Mixture analysis can provide information on individual components if the sample is first subjected to chromatographic separation. Two critical capabilities, soft ionization and the ability to mass-select and then dissociate ions of a particular m/z, coalesced in 1975, allowing direct analysis of complex mixtures by mass spectrometry. Chemical ionization was used as the soft ionization method and mass-analysis used the ion kinetic energy spectrometer (MIKES). Soft molecular ionization produces a set of ions that are structural surrogates of the neutral molecules; they can be mass-selected and allowed to spontaneously dissociate (i.e. as metastable ions) or fragmented upon energy transfer e.g. in the course of collision-induced dissociation (CID). The second stage of mass analysis provides information about the atomic connectivity in the precursor ion and by implication in the original molecule. This review focuses on the development of complex mixture analysis by mass spectrometry and allied topics. Discussion of the activation techniques associated with (collision-induced dissociation, surface-induced dissociation and metastable ion dissociation) emphasizes the importance of energy transfer phenomena and the internal energies distributions of ions to explain the observed mass spectra. The translational to internal energy transfer in collisions is readily accessed in the MIKES where the second stage mass analyzer is a kinetic energy/charge analyzer. Collisions in the keV range can also be used to change ion the charge state via the processes of charge exchange, electron stripping, or charge inversion.
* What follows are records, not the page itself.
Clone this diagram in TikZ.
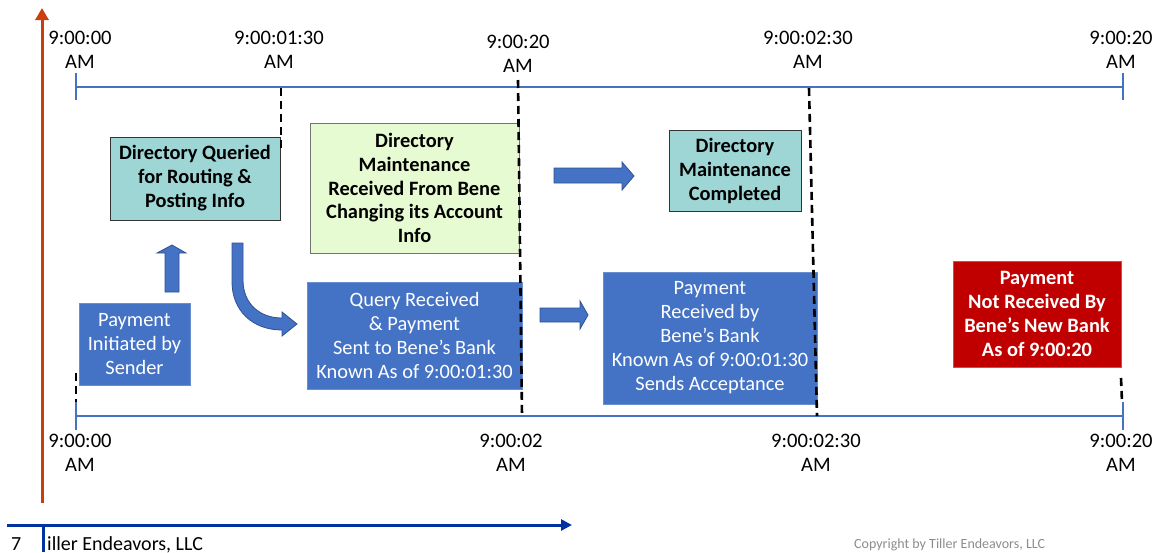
\documentclass[tikz,border=0pt]{standalone}
\usepackage{fontspec}
\setmainfont{Carlito}
\usetikzlibrary{arrows.meta}
\definecolor{tblue}{HTML}{4472C4}
\definecolor{tblueD}{HTML}{2F528F}
\definecolor{teal}{HTML}{9ED6D6}
\definecolor{lgreen}{HTML}{E6FBD2}
\definecolor{dred}{HTML}{C00000}
\definecolor{axred}{HTML}{C9400E}
\definecolor{axblue}{HTML}{0033A0}
\definecolor{cgray}{HTML}{8C8C8C}
\tikzset{
  lbl/.style={inner sep=0pt, align=center, font=\fontsize{20.6}{23.5}\selectfont},
  boxbase/.style={inner sep=0pt, align=center, anchor=center},
  tealbox/.style={boxbase, fill=teal, draw=black!80, line width=0.8pt, font=\fontsize{20.4}{24}\selectfont\bfseries},
  greenbox/.style={boxbase, fill=lgreen, draw=black!55, line width=0.8pt, font=\fontsize{20.4}{23.8}\selectfont\bfseries},
  bluebox/.style={boxbase, fill=tblue, draw=tblue!80!white, line width=0.6pt, text=white, font=\fontsize{20.4}{24}\selectfont},
  redbox/.style={boxbase, fill=dred, draw=dred!70!white, line width=0.6pt, text=white, font=\fontsize{20.4}{24}\selectfont\bfseries},
  tline/.style={draw=tblue, line width=2.4pt},
  dline/.style={draw=black, line width=2.6pt, dash pattern=on 8pt off 5pt},
  blockarrow/.style={fill=tblue, draw=tblueD, line width=0.8pt, line join=miter},
}
\begin{document}
\begin{tikzpicture}[x=1pt,y=-1pt]
\useasboundingbox (0,0) rectangle (1156,552);

% time axis (red) and footer axis (blue)
\coordinate (ra0) at (42,503);
\coordinate (ra1) at (42,8);
\draw[axred, line width=3pt, -{Triangle[length=12pt,width=13pt]}] (ra0) -- (ra1);
\coordinate (ba0) at (7,525);
\coordinate (ba1) at (572,525);
\draw[axblue, line width=3pt, -{Triangle[length=11pt,width=11pt]}] (ba0) -- (ba1);
\coordinate (bt0) at (43,525);
\coordinate (bt1) at (43,552);
\draw[axblue, line width=3pt] (bt0) -- (bt1);
\node[anchor=base west, inner sep=0pt, font=\fontsize{20}{23}\selectfont] (pg) at (11,550) {7};
\node[anchor=base west, inner sep=0pt, font=\fontsize{20}{23}\selectfont] (ft) at (47,550) {iller Endeavors, LLC};
\node[anchor=base west, inner sep=0pt, text=cgray, font=\fontsize{14}{16}\selectfont] (cp) at (854,548) {Copyright by Tiller Endeavors, LLC};

% top timeline
\coordinate (tl0) at (76,87);
\coordinate (tl1) at (1123,87);
\draw[tline] (tl0) -- (tl1);
\draw[tline] (76,73) -- (76,100);
\draw[tline] (1123,73) -- (1123,100);
% bottom timeline
\coordinate (bl0) at (76,416);
\coordinate (bl1) at (1123,416);
\draw[tline] (bl0) -- (bl1);
\draw[tline] (76,402) -- (76,430);
\draw[tline] (1123,402) -- (1123,430);

% top labels
\node[lbl] (t1) at (80,50) {9:00:00\\AM};
\node[lbl] (t2) at (279,50) {9:00:01:30\\AM};
\node[lbl] (t3) at (518,54) {9:00:20\\AM};
\node[lbl] (t4) at (808,50) {9:00:02:30\\AM};
\node[lbl] (t5) at (1121,50) {9:00:20\\AM};
% bottom labels
\node[lbl] (b1) at (80,453) {9:00:00\\AM};
\node[lbl] (b2) at (511,453) {9:00:02\\AM};
\node[lbl] (b3) at (816,453) {9:00:02:30\\AM};
\node[lbl] (b4) at (1121,453) {9:00:20\\AM};

% boxes
\node[tealbox, minimum width=170pt, minimum height=83pt] (q) at (195,178.5)
  {Directory Queried\\for Routing \&\\Posting Info};
\node[greenbox, minimum width=209pt, minimum height=130pt] (g) at (414.5,188)
  {Directory\\Maintenance\\Received From Bene\\Changing its Account\\Info};
\node[tealbox, minimum width=132pt, minimum height=81pt] (c) at (735,170.5)
  {Directory\\Maintenance\\Completed};
\node[bluebox, minimum width=111pt, minimum height=82pt] (p) at (134.5,344)
  {Payment\\Initiated by\\Sender};
\node[bluebox, minimum width=215pt, minimum height=107pt] (qr) at (414.5,335.5)
  {Query Received\\\& Payment\\Sent to Bene’s Bank\\Known As of 9:00:01:30};
\node[bluebox, minimum width=214pt, minimum height=132pt] (pr) at (710,338)
  {Payment\\Received by\\Bene’s Bank\\Known As of 9:00:01:30\\Sends Acceptance};
\node[redbox, minimum width=168pt, minimum height=106pt] (rb) at (1037,314)
  {Payment\\Not Received By\\Bene’s New Bank\\As of 9:00:20};

% dashed markers
\coordinate (d1a) at (281,88);  \coordinate (d1b) at (281,150);
\coordinate (d2a) at (518,80);  \coordinate (d2b) at (522,416);
\coordinate (d3a) at (809,88);  \coordinate (d3b) at (817,416);
\coordinate (d4a) at (76,373);  \coordinate (d4b) at (76,402);
\coordinate (d5a) at (1121,378); \coordinate (d5b) at (1122,402);
\draw[dline] (d1a) -- (d1b);
\draw[dline] (d2a) -- (d2b);
\draw[dline] (d3a) -- (d3b);
\draw[dline] (d4a) -- (d4b);
\draw[dline] (d5a) -- (d5b);

% block arrows
% up arrow (Payment -> Directory Queried)
\draw[blockarrow] (165,292) -- (165,253) -- (157,253) -- (172,245) -- (186,253) -- (179,253) -- (179,292) -- cycle;
% curved arrow (Directory Queried -> Query Received)
\draw[blockarrow] (232,243) -- (232,282) .. controls (232,310) and (252,330) .. (282,330)
  -- (282,336) -- (297,324) -- (282,312) -- (282,318)
  .. controls (260,318) and (243,304) .. (243,280) -- (243,243) -- cycle;
% right arrow (green -> completed)
\draw[blockarrow] (554,168) -- (622,168) -- (622,162) -- (634,176) -- (622,190) -- (622,183) -- (554,183) -- cycle;
% right arrow (query -> payment received)
\draw[blockarrow] (540,308) -- (580,308) -- (580,301) -- (588,315) -- (580,329) -- (580,322) -- (540,322) -- cycle;
\end{tikzpicture}
\end{document}
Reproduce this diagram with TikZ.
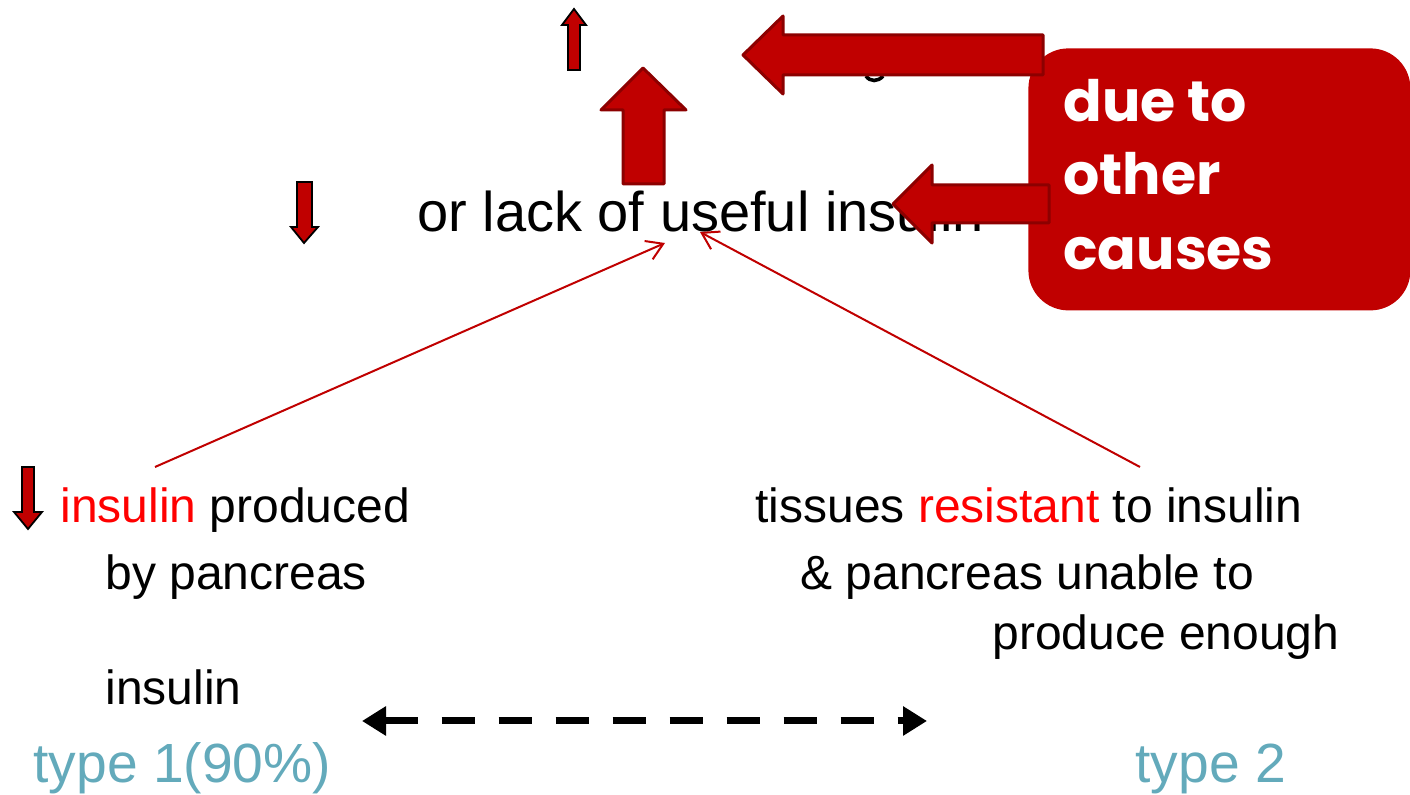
\documentclass[tikz,border=0pt]{standalone}
\usepackage{fontspec}
\setmainfont{Liberation Sans}
\newfontfamily\boxfont{Poppins}
\usepackage{xcolor}
\usepackage{tikz}
\usetikzlibrary{arrows.meta,positioning}
\definecolor{arrowred}{RGB}{192, 0, 0}
\definecolor{arrowdark}{RGB}{140, 0, 0}
\definecolor{boxred}{RGB}{192, 0, 0}
\definecolor{txtred}{RGB}{255, 0, 0}
\definecolor{typeteal}{RGB}{99, 170, 187}

\begin{document}
\begin{tikzpicture}[x=0.5pt, y=-0.5pt,
    blockarrow/.style={fill=arrowred, draw=arrowdark, line width=1.5pt, line join=round},
    smallarrow/.style={fill=arrowred, draw=black, line width=0.9pt, line join=miter},
    bigtext/.style={anchor=base west, inner sep=0, font=\fontsize{28}{34}\selectfont},
    bodytext/.style={anchor=base west, inner sep=0, font=\fontsize{24}{29}\selectfont},
    typetext/.style={anchor=base west, inner sep=0, text=typeteal, font=\fontsize{27.6}{32}\selectfont},
    boxtext/.style={anchor=base west, inner sep=0, text=white, font=\boxfont\bfseries\fontsize{28.5}{35}\selectfont},
    thinlink/.style={draw=arrowred, line width=1pt, -{Straight Barb[length=8pt, width=10pt]}}]
    \useasboundingbox (0,0) rectangle (1410,795);

    % red box with other causes
    \node [fill=boxred, rounded corners=20pt, minimum width=191pt, minimum height=131pt,
        anchor=north west, inner sep=0] (causes) at (1028,48) {};
    \node [boxtext] (due) at (1063,122) {due to};
    \node [boxtext] (other) at (1063,195) {other};
    \node [boxtext] (cause) at (1063,270) {causes};

    % hidden text under the top arrow
    \draw [line width=1.8pt] (866,76) .. controls (870,82) and (878,82) .. (883,76);

    % main line
    \node [bigtext] (lack) at (417,232) {or lack of useful insulin};

    % block arrows
    \draw [smallarrow] (574,9) -- (586,25) -- (580,25) -- (580,70) -- (568,70) -- (568,25) -- (562,25) -- cycle;
    \draw [blockarrow] (643,68) -- (686,110) -- (664,110) -- (664,184) -- (623,184) -- (623,110) -- (601,110) -- cycle;
    \draw [blockarrow] (743,55) -- (783,16) -- (783,35) -- (1043,35) -- (1043,75) -- (783,75) -- (783,94) -- cycle;
    \draw [blockarrow] (893,204) -- (932,165) -- (932,185) -- (1049,185) -- (1049,223) -- (932,223) -- (932,243) -- cycle;
    \draw [smallarrow] (304,243) -- (318,227) -- (312,227) -- (312,182) -- (297,182) -- (297,227) -- (291,227) -- cycle;
    \draw [smallarrow] (28,529) -- (42,512) -- (34,512) -- (34,467) -- (22,467) -- (22,512) -- (14,512) -- cycle;

    % causes
    \node [bodytext] (prod) at (60,523) {\textcolor{txtred}{insulin} produced};
    \node [bodytext] (panc) at (105,590) {by pancreas};
    \node [bodytext] (ins) at (105,705) {insulin};
    \node [bodytext] (tiss) at (755,523) {tissues \textcolor{txtred}{resistant} to insulin};
    \node [bodytext] (unable) at (800,590) {\& pancreas unable to};
    \node [bodytext] (enough) at (992,650) {produce enough};

    \node [typetext] (type1) at (33,783) {type 1(90\%)};
    \node [typetext] (type2) at (1135,783) {type 2};

    % links to the main line
    \coordinate (fromleft) at (155,467);
    \coordinate (toleft) at (665,243);
    \coordinate (fromright) at (1140,467);
    \coordinate (toright) at (700,232);
    \draw [thinlink] (fromleft) -- (toleft);
    \draw [thinlink] (fromright) -- (toright);

    % between the types
    \coordinate (spanl) at (362,721);
    \coordinate (spanr) at (927,721);
    \draw [line width=3.5pt, dash pattern=on 16.5pt off 12pt, {Triangle[length=12pt, width=14pt]}-{Triangle[length=12pt, width=14pt]}] (spanl) -- (spanr);
\end{tikzpicture}
\end{document}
New ionization sources for analysis of non-volatile compounds that were introduced during the time period (1975–1990) of this review included secondary ion mass spectrometry, plasma desorption and field ionization and they are briefly discussed. Several types of scans were developed to rapidly access information of the individual components, including chemically specific scans (e.g. neutral loss scans of mass 30 for nitro compounds).